By Khalida Sarwari
West Valley College is considering getting rid of its football program, a decision the college says it’s making to bridge a $1.5 million budget deficit, but one that’s leaving some in the community wondering whether the program is being unfairly targeted.
The elimination of the football program isn’t the only thing on West Valley’s chopping block. The bulk of the other cuts center around layoffs and reductions, according to Scott Ludwig, a spokesman for the college. The football program would be one of several casualties in a restructuring process under way at the college.
That process began about a year ago when the college council began putting together a plan to figure out how to meet the projected deficit, said college president Brad Davis. Following an evaluation of the college’s student services, academic affairs and athletics over the fall and spring, a list of 20 areas targeted for potential reduction was reviewed over the summer and then further cut down to a plan that recommended the following: targeted layoffs of administrators and “classified” staff, reassignments, deletion of vacant positions and elimination of the football program. The potential annual savings for this plan was estimated at about $200,000.
“These cuts are necessary to ensure that our expenses are in line with our revenue,” Davis said. “We are seeking to achieve a structurally sound budget moving forward.”
Moreover, he said, as part of the restructuring process, the college is shifting its focus to other areas, such as bolstering transfer opportunities and placing greater emphasis on basic skills as well as career and technical education. In essence, the college is prioritizing areas that serve a broader population of students and programs that have high waiting lists, such as math and English, over those that serve a relatively small number of students, such as football.
This is neither the first time that the football program has been threatened nor that the school eliminated an athletic program. The last such cut was of the wrestling and men’s and women’s cross country programs in 2010.
People opposed to cutting football wonder why the college is making the decision at the expense of a program that has produced numerous graduates, transfers, successful business professionals and community leaders throughout its 50-year history. Some claim the plan is “fiscally irresponsible” and hurts the college’s enrollment numbers as well as campus diversity.

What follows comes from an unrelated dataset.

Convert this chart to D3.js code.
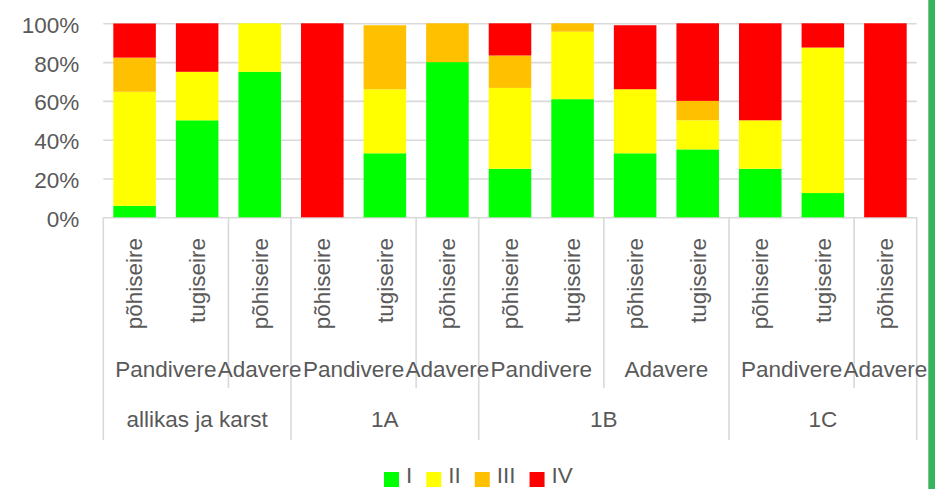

One such person is West Valley head football coach Jim Winkler.
“The big thing is just the 75 male students on campus will probably go to another school and their friends and everybody who goes along with them,” said Winkler. “We’re probably one of the most diverse groups on campus; we’ve got 75 student athletes that represent 30 different high schools in the area. Over half of the team is minority student athletes.”
Winkler joined the program in 2002 as an assistant coach and has worked his way up to a tenured instructor, which means the school would retain him, but in a different position in the physical education department.
“I’ve been coaching for 25 years,” he said. “I coach football, that’s what I do. If not at West Valley, I’d probably have to look elsewhere.”
But, for now, Winkler said, he’s focusing on maintaining morale and getting his team ready for the final three games of their season. After that, a meeting between the team, coaches and Davis has been tentatively planned, Winkler said.
“We haven’t thrown in the towel,” he said. “We’re going to fight it. It’s that valuable to these young men and this institution.”
The public and campus community have had opportunities to weigh in on the issue at six college council and two town hall meetings. Doug Jonathan, a Saratoga businessman and former volunteer coach and student athlete at West Valley, has attended a few of the meetings to voice his disagreement with the college’s proposal. He’s been rallying to keep football in the curriculum–a sport, he said, that’s “as American as the flag.”
“Clearly there’s an opportunity for people who, without football, perhaps wouldn’t be attending college,” said Jonathan. “Everybody has a different reason and a different kind of ability and circumstance in order to get admission. By getting rid of a program that affects such a large number of people, and without stated good reason … this whole thing makes no sense.”
Jonathan’s sentiments are succinctly echoed in a letter addressed to West Valley College by former student athlete Duane Lee Jr.: “If the program is stripped, what happens to the student athlete like me?
“We were small, we had few numbers and we could never pull it all together to have the kind of success we wanted between the lines, but off the field, in the classroom and even in life I felt that my experiences in the program helped refine me as a player, as a student and young man,” Lee wrote.
Jonathan said he and others have raised the possibility of securing private endowments from the local business community to keep the program alive, but the idea was “dismissed matter-of-factly” by Davis.
“The comment was floated by an associate at the college,” Jonathan said. “He asked the question in the meeting, if he were to write a check tomorrow for the cost of the program, would the president take it off the recommended cuts? And the president said ‘no.’ ”
Davis has responded that waiting to receive funding on an annual basis “places the program in an untenable situation.”
“You’d essentially be waiting each year for monies to come in to determine if you have a team,” he said.
Davis said he planned to present a budget proposal with the recommended cuts to the West Valley-Mission Community College District board of trustees on Nov. 1. Implementation of the cuts, if they are approved, would occur between November and June, Davis said.
“Any reduction of any position or team or program is a very difficult one, and the college has endeavored to proceed in a serious, thoughtful and transparent way,” he said. “Consensus is difficult to come by, but I’m proud of the college community and how it has come around these difficult cuts and is supportive … as we revitalize and continue to evolve down the road.”